Monday, November 19, 2012
As Mark Massa, SJ notes in his book Catholics and American Culture: Fulton Sheen, Dorothy Day, and the Notre Dame Football Team (Crossroad, 1999), one of the formative experiences of American Catholic culture has been the improbable success of Notre Dame's football team, initially under the ingenious leadership of perhaps the greatest coach in the history of the game, the Norwegian Protestant-turned Catholic convert Knute Rockne. From 1924 to 1949, Notre Dame won seven national championships and bequeathed a sense of pride and identity to generations of immigrant Catholics.
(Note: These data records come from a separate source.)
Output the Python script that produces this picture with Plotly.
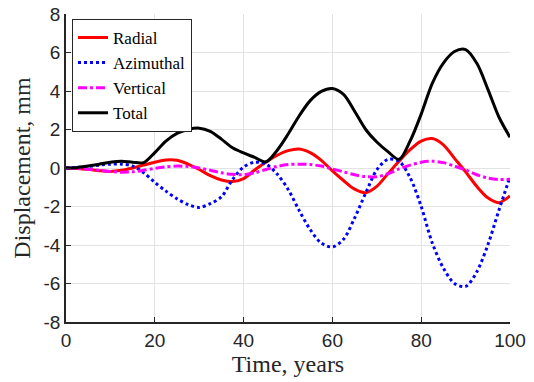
import plotly.graph_objects as go

time_years = [0, 2.5, 5, 7.5, 10, 12.5, 15, 17.5, 20, 22.5, 25, 27.5, 30, 32.5, 35, 37.5,
              40, 42.5, 45, 47.5, 50, 52.5, 55, 57.5, 60, 62.5, 65, 67.5, 70, 72.5, 75,
              77.5, 80, 82.5, 85, 87.5, 90, 92.5, 95, 97.5, 100]

radial = [0, -0.02, -0.07, -0.14, -0.18, -0.12, 0.0, 0.15, 0.3, 0.42, 0.4, 0.2, -0.08,
          -0.4, -0.62, -0.7, -0.55, -0.1, 0.3, 0.65, 0.9, 0.99, 0.8, 0.4, -0.15, -0.65,
          -1.1, -1.28, -0.95, -0.3, 0.35, 0.95, 1.4, 1.53, 1.2, 0.5, -0.2, -0.95, -1.55,
          -1.8, -1.45]

azimuthal = [0, 0.03, 0.08, 0.15, 0.2, 0.2, 0.1, -0.25, -0.75, -1.2, -1.6, -1.9, -2.05,
             -1.85, -1.5, -0.6, 0.05, 0.3, 0.2, -0.3, -1.1, -2.2, -3.2, -3.9, -4.1, -3.7,
             -2.6, -1.3, -0.1, 0.45, 0.35, -0.5, -2.0, -3.9, -5.2, -6.0, -6.15, -5.4, -4.0,
             -2.2, -0.45]

vertical = [0, -0.02, -0.06, -0.12, -0.18, -0.22, -0.2, -0.12, -0.02, 0.06, 0.1, 0.08, 0.0,
            -0.12, -0.25, -0.33, -0.35, -0.25, -0.08, 0.08, 0.18, 0.2, 0.18, 0.1, -0.05,
            -0.2, -0.35, -0.45, -0.45, -0.3, -0.05, 0.15, 0.3, 0.35, 0.28, 0.1, -0.1,
            -0.35, -0.52, -0.6, -0.58]

total = [0, 0.03, 0.1, 0.2, 0.3, 0.35, 0.3, 0.28, 0.8, 1.4, 1.8, 2.0, 2.07, 1.9, 1.5,
         1.05, 0.78, 0.55, 0.32, 0.9, 1.75, 2.7, 3.5, 3.98, 4.13, 3.82, 2.95, 2.0, 1.35,
         0.85, 0.45, 1.4, 2.8, 4.4, 5.45, 6.05, 6.15, 5.45, 4.1, 2.65, 1.6]

x_ticks = [0, 20, 40, 60, 80, 100]
x_tick_labels = ["0", "20", "40", "60", "80", "100"]
y_ticks = [-8, -6, -4, -2, 0, 2, 4, 6, 8]
y_tick_labels = ["-8", "-6", "-4", "-2", "0", "2", "4", "6", "8"]

series = [
    ("Radial", radial, "#ff0000", "solid"),
    ("Azimuthal", azimuthal, "#0000ff", "dot"),
    ("Vertical", vertical, "#ff00ff", "dashdot"),
    ("Total", total, "#000000", "solid"),
]

fig = go.Figure()
for name, vals, color, dash in series:
    fig.add_trace(go.Scatter(
        x=time_years, y=vals, name=name, mode="lines",
        line=dict(color=color, width=3, dash=dash, shape="spline", smoothing=0.9),
    ))

serif = "Liberation Serif, Times New Roman, serif"
sans = "Liberation Sans, Arial, sans-serif"
axis_common = dict(
    showgrid=True, gridcolor="#e3e3e3", gridwidth=1,
    zeroline=False, showline=True, linecolor="#262626", linewidth=1.5,
    ticks="inside", ticklen=5, tickcolor="#262626", tickwidth=1,
    tickfont=dict(family=sans, size=19, color="#262626"),
    mirror=False, automargin=False,
)

fig.update_layout(
    width=534, height=382,
    margin=dict(l=66, r=24, t=14, b=60),
    paper_bgcolor="white", plot_bgcolor="white",
    xaxis=dict(range=[0, 100], tickvals=x_ticks, ticktext=x_tick_labels,
               title=dict(text="Time, years", font=dict(family=serif, size=24, color="#262626"),
                          standoff=4),
               **axis_common),
    yaxis=dict(range=[-8, 8], tickvals=y_ticks, ticktext=y_tick_labels,
               title=dict(text="Displacement, mm", font=dict(family=serif, size=24, color="#262626"),
                          standoff=6),
               **axis_common),
    legend=dict(x=0.0135, y=0.984, xanchor="left", yanchor="top",
                bgcolor="white", bordercolor="#262626", borderwidth=1,
                font=dict(family=serif, size=17, color="#000000"),
                tracegroupgap=0, itemwidth=30),
    showlegend=True,
)

fig.write_html("out.html", config={"displayModeBar": False},
               post_script="document.body.style.margin='0';document.body.style.overflow='hidden';")
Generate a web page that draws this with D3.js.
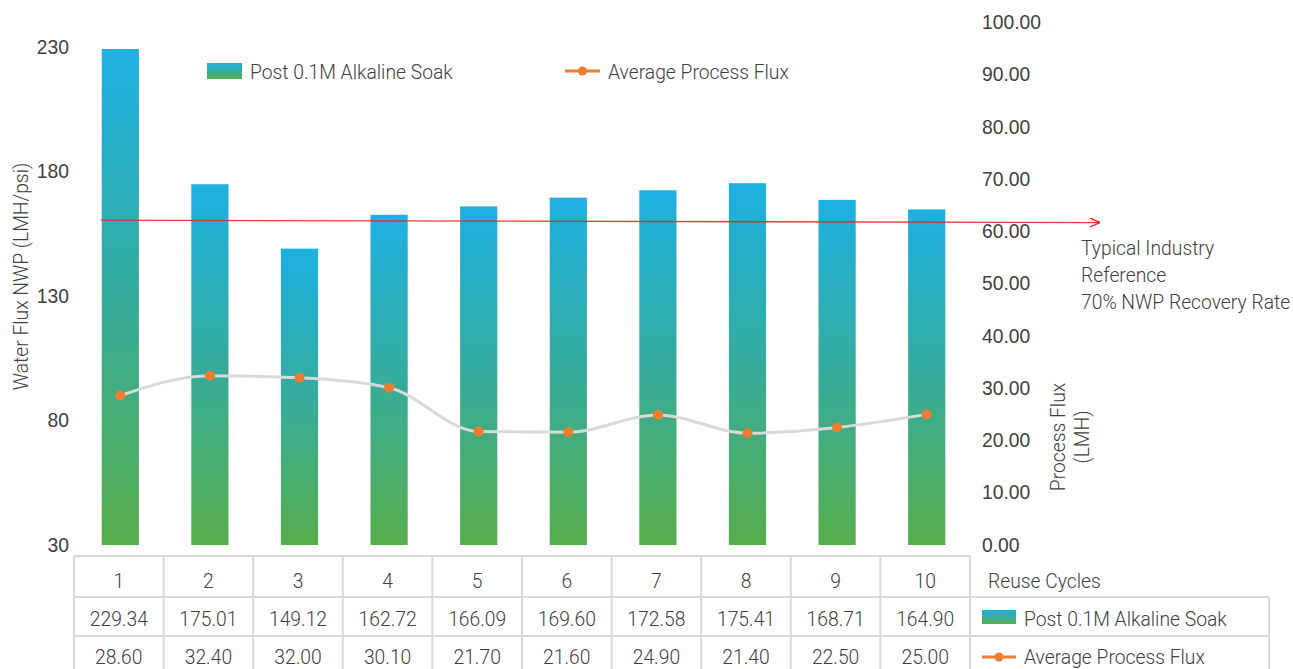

But for almost 20 years, Notre Dame football has labored in mediocrity--flashes of promise under Bob Davie, Tyrone Willingham, and Charlie Weis, but all were fired, each after a series of poor seasons and ignominious defeats (losing to Navy in 2007 after winning 43 games in a row in the series, losses at home to Syracuse and UConn in 2008 and 2009, a series of bowl embarrassments). A year ago, most of us who are rabid Notre Dame fans were prepared to face the fact that Notre Dame would never again compete at the elite level in college football and was consigned to being remembered in the display cases at the Hall of Fame--the geographical center of football had shifted from the upper Midwest to the South, and Notre Dame's academic standards, independent status, small size, and difficult schedule were slowly but surely pulling the program down.
Now, for the first time since 1993, Notre Dame is ranked the #1 team in college football. And perhaps there is a larger point here. As the Catholic Church in America faces the legacy of scandal and seeming collapse of institutional presence, there's hope that God somehow brings about dramatic changes of fortune, sometimes in mundane ways (like college football, maybe) and sometimes in ways that change the world. It may all come to a crashing end this Saturday in Los Angeles against USC or on January 7th in the BCS national championship game, but, for at least a week, we can rejoice at how quickly things can change and our hope affirmed.